Although it may seem that operating a motor vehicle is the kind of skill anyone can master, such assumptions are harmful and damaging to the millions of Americans living as bad drivers. Bad drivers represent a diverse swath of American society. They are teachers, police officers, and yes—me.

Bad driver stigma is rooted in America’s car supremacy, the myth of the rugged individual, and my inability to focus during my high school driver’s ed classes. I paid enough attention to master the basics: namely, that in New York State you can still pass a driver's test if you fail to parallel park. They only deduct six points on the test whether you are four feet away from the curb or one. What do you call the worst licensed driver in America? A licensed driver.

It’s important to use affirming language with bad drivers. Center the person, rather than the behavior. The term “bad driver” can feel judgmental and reactionary. “Person facing motor vehicle operation related challenges” is better, putting the individual first, and my life-long struggle with spatial relationships and depth perception second.

Using person-forward language like this also emphasizes how many individuals will experience moments of improper driving judgment in their lifetime. Me, more frequently than others perhaps, but who hasn’t slow motion rolled into a tree at 1 MPH while executing a K-turn because they couldn’t remember which pedal was the brake? It could happen to anyone. It happened to happen to me.

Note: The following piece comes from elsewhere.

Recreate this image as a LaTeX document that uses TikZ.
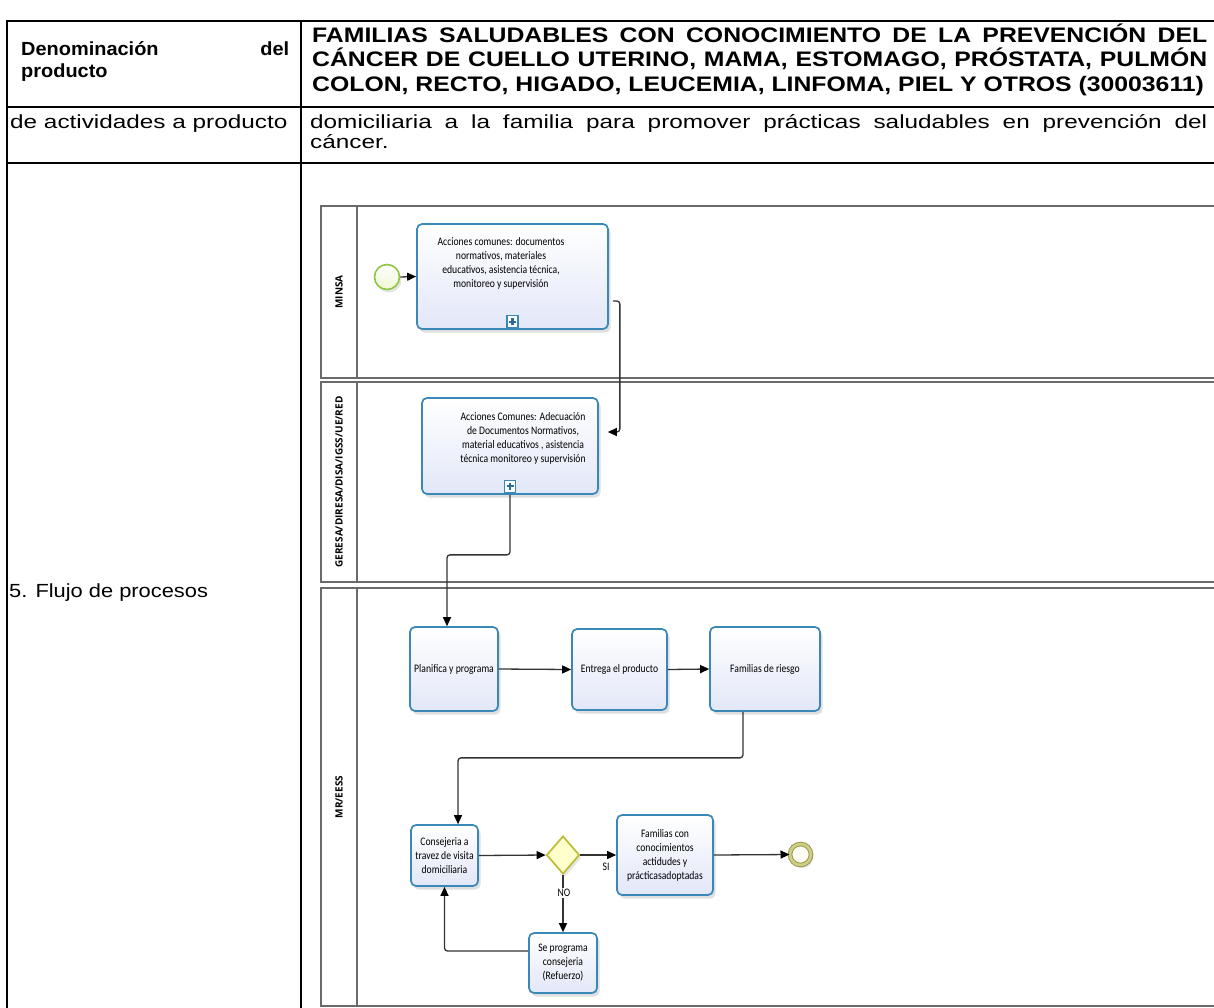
\documentclass[tikz,border=0pt]{standalone}
\usepackage{fontspec}
\setmainfont{Liberation Sans}
\newfontfamily\bodyfont[FakeStretch=1.28]{Liberation Sans}
\newfontfamily\flujofont[FakeStretch=1.15]{Liberation Sans}
\newfontfamily\headfont[FakeStretch=1.18]{Liberation Sans}
\newfontfamily\headleftfont[FakeStretch=1.05]{Liberation Sans}
\newfontfamily\bpmnfont[FakeStretch=0.84]{Carlito}
\newfontfamily\lanefont{Open Sans}
\usetikzlibrary{arrows.meta,shapes.geometric,shadows,calc}
\definecolor{taskborder}{HTML}{3A87BA}
\definecolor{tasklow}{HTML}{E2E7F8}
\definecolor{startborder}{HTML}{8DC63F}
\definecolor{startfill}{HTML}{EEF8D2}
\definecolor{gwborder}{HTML}{BDBD35}
\definecolor{gwfill}{HTML}{FFFFCC}
\definecolor{endborder}{HTML}{9A9A48}
\definecolor{endring}{HTML}{CFCF8A}
\definecolor{flowcol}{HTML}{333333}
\definecolor{poolcol}{HTML}{6A6A6A}
\tikzset{
  tbl/.style={line width=2pt, draw=black},
  pool/.style={draw=poolcol, line width=1.3pt},
  task/.style={draw=taskborder, line width=1.7pt, rounded corners=5pt,
    top color=white, bottom color=tasklow,
    drop shadow={shadow xshift=2.5pt, shadow yshift=-3.5pt, opacity=0.25},
    inner sep=0pt, font=\bpmnfont\fontsize{11.5}{14}\selectfont, align=center},
  ttext/.style={font=\bpmnfont\fontsize{11.5}{14}\selectfont, align=center, inner sep=0pt},
  flow/.style={draw=flowcol, line width=1.3pt, rounded corners=3pt,
    -{Triangle[length=9pt,width=8pt,fill=black,color=black]}},
  lane/.style={font=\lanefont\bfseries\fontsize{10}{12}\selectfont, inner sep=0pt, rotate=90},
  plusbox/.style={draw=taskborder, line width=1.2pt, fill=white, minimum width=11pt,
    minimum height=12pt, inner sep=0pt,
    path picture={\draw[taskborder!80!black, line width=2.2pt]
      ([xshift=-3.5pt]path picture bounding box.center) -- ([xshift=3.5pt]path picture bounding box.center)
      ([yshift=-3.5pt]path picture bounding box.center) -- ([yshift=3.5pt]path picture bounding box.center);}},
  lbl/.style={font=\bpmnfont\fontsize{11.5}{14}\selectfont, inner sep=1pt}
}
\begin{document}
\begin{tikzpicture}[x=1pt,y=-1pt]
\useasboundingbox (0,0) rectangle (1214,1007);
\fill[white] (0,0) rectangle (1214,1007);
\clip (0,0) rectangle (1214,1007);

% ---------- table ----------
\draw[tbl] (6,21) -- (1240,21);
\draw[tbl] (6,107) -- (1240,107);
\draw[tbl] (6,163) -- (1240,163);
\draw[tbl] (7,20) -- (7,1020);
\draw[tbl] (301,20) -- (301,1020);

\node[anchor=base west, inner sep=0pt] (hleft) at (21,55)
  {\parbox[t]{268pt}{\headleftfont\bfseries\fontsize{19}{22}\selectfont Denominación\hfill del\\producto}};
\node[anchor=base west, inner sep=0pt] (hright) at (312,42)
  {\parbox[t]{895pt}{\headfont\bfseries\fontsize{21}{24.5}\selectfont
   \makebox[895pt][s]{FAMILIAS SALUDABLES CON CONOCIMIENTO DE LA PREVENCIÓN DEL}\\
   \makebox[895pt][s]{CÁNCER DE CUELLO UTERINO, MAMA, ESTOMAGO, PRÓSTATA, PULMÓN}\\
   COLON, RECTO, HIGADO, LEUCEMIA, LINFOMA, PIEL Y OTROS (30003611)}};
\node[anchor=base west, inner sep=0pt] (r2l) at (10,128)
  {\bodyfont\fontsize{19}{20}\selectfont de actividades a producto};
\node[anchor=base west, inner sep=0pt] (r2r) at (310,128)
  {\parbox[t]{897pt}{\bodyfont\fontsize{19}{20}\selectfont
   \makebox[897pt][s]{domiciliaria a la familia para promover prácticas saludables en prevención del}\\
   cáncer.}};
\node[anchor=base west, inner sep=0pt] (flujo) at (9,597)
  {\flujofont\fontsize{19}{20}\selectfont 5. Flujo de procesos};

% ---------- pools ----------
\draw[pool] (321,206) rectangle (1240,378);
\draw[pool] (357,206) -- (357,378);
\draw[pool] (321,382) rectangle (1240,582);
\draw[pool] (357,382) -- (357,582);
\draw[pool] (321,588) rectangle (1240,1006);
\draw[pool] (357,588) -- (357,1006);

\node[lane] (lminsa) at (339,292) {MINSA};
\node[lane] (lgeresa) at (339,482) {GERESA/DIRESA/DISA/IGSS/UE/RED};
\node[lane] (lmr) at (339,797) {MR/EESS};

% ---------- MINSA ----------
\node[circle, draw=startborder, line width=1.6pt, top color=white, bottom color=startfill,
  minimum size=25pt, inner sep=0pt,
  drop shadow={shadow xshift=2pt, shadow yshift=-3pt, opacity=0.2}] (start) at (387,277) {};
\node[task, minimum width=191pt, minimum height=105pt] (a1) at (512.5,276.5) {};
\node[ttext] (a1t) at (501,263) {Acciones comunes: documentos\\normativos, materiales\\educativos, asistencia técnica,\\monitoreo y supervisión};
\node[plusbox] (a1p) at ([yshift=8pt]a1.south) {};

% ---------- GERESA ----------
\node[task, minimum width=176pt, minimum height=96pt] (a2) at (510,446) {};
\node[ttext] (a2t) at (523,438) {Acciones Comunes: Adecuación\\de Documentos Normativos,\\material educativos , asistencia\\técnica monitoreo y supervisión};
\node[plusbox] (a2p) at ([yshift=8.5pt]a2.south) {};

% ---------- MR/EESS ----------
\node[task, minimum width=88pt, minimum height=84pt] (plan) at (454,669) {Planifica y programa};
\node[task, minimum width=95pt, minimum height=81pt] (entrega) at (619.5,669.5) {Entrega el producto};
\node[task, minimum width=110pt, minimum height=84pt] (riesgo) at (765,669) {Familias de riesgo};
\node[task, minimum width=67pt, minimum height=61pt] (cons) at (444.5,855.5) {Consejeria a\\travez de visita\\domiciliaria};
\node[diamond, draw=gwborder, line width=1.7pt, fill=gwfill, minimum width=33pt,
  minimum height=38pt, inner sep=0pt,
  drop shadow={shadow xshift=2pt, shadow yshift=-3pt, opacity=0.2}] (gw) at (563,855) {};
\node[task, minimum width=96pt, minimum height=80pt] (famcon) at (665,855) {Familias con\\conocimientos\\actidudes y\\prácticasadoptadas};
\node[task, minimum width=68pt, minimum height=60pt] (sepro) at (563,963) {Se programa\\consejeria\\(Refuerzo)};
\node[circle, draw=endborder, line width=1pt, double=endring, double distance=2.6pt,
  fill=yellow!4, minimum size=21pt, inner sep=0pt,
  drop shadow={shadow xshift=2pt, shadow yshift=-3pt, opacity=0.2}] (endev) at (800.5,854.5) {};

% ---------- flows ----------
\draw[flow] (start.east) -- (a1.west);
\coordinate (c1) at ([xshift=4pt,yshift=-24.5pt]a1.east);
\coordinate (c2) at ([xshift=9pt,yshift=14pt]a2.east);
\draw[flow] (c1) -- ++(7,0) |- (c2);
\draw[flow] (a2.south) -- ++(0,60) -| ([xshift=-7pt]plan.north);
\draw[flow] (plan.east) -- (entrega.west);
\draw[flow] (entrega.east) -- (riesgo.west);
\draw[flow] ([xshift=-22pt]riesgo.south) -- ++(0,46) -| ([xshift=13.5pt]cons.north);
\draw[flow] (cons.east) -- (gw.west);
\draw[flow] (gw.east) -- (famcon.west);
\draw[flow] (gw.south) -- (sepro.north);
\draw[flow] ([yshift=12pt]sepro.west) -| (cons.south);
\draw[flow] (famcon.east) -- (endev.west);

\node[lbl] (si) at (606,867) {SI};
\node[lbl, fill=white] (no) at (564,893) {NO};
\end{tikzpicture}
\end{document}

Instead of focusing on what the driver hit (a tree), or nearly hit (another tree), remember to notice the things they didn’t hit: the mailbox, different trees, the fence. This incident was perhaps a reminder of the implicit contract in my friendships: if you want to see me, you have to pick me up. Please do not invite me anywhere past the one-mile, walking-distance radius from wherever I may be. It’s inconsiderate both to me and the safety of other drivers and inanimate objects beside the road.

Instead of asking me why didn’t I stop at the stop sign, acknowledge that I have light-colored eyes that are very easily snowblind, and because I was going my maximum speed of two MPH it was non-issue, and my car was effectively stopped the whole time. Instead of asking why I was driving so slowly in the left lane, ask why we are so rigid in our segregation of driving speeds. Why can’t slow and fast drivers co-exist in the same lanes? Why are you in such a rush? Instead of asking why I park so weirdly, acknowledge that I have an “outside of the box” approach.

Yes, I am obviously aware that I have a debilitating proclivity for daydreaming and should be banned from operating most vehicles, motorized or pedal-powered, but we live in a country where things are far apart, and there is only one way for me to get to them: sell enough humor writing pieces to afford a full-time driver. I only need to write like 12 million more—that’s why I’m writing this while driving right now–

BOOM!

Whoops, lamppost!

If anything, my driving impairments have given me gratitude for the diverse talents of our community. The least funny person might be a master of the zipper merge. So why should someone with zero capacity for IRL-moving geometry games divert their attention from their own calling? We should all be defined by our strengths, not our premature breaking at a green light we suspect is about to turn yellow.

From now on, I will try to stay in my lane. Next time you see me executing a questionable maneuver on the road, don't say: there goes a really bad driver.

Think instead: there goes a great comedian.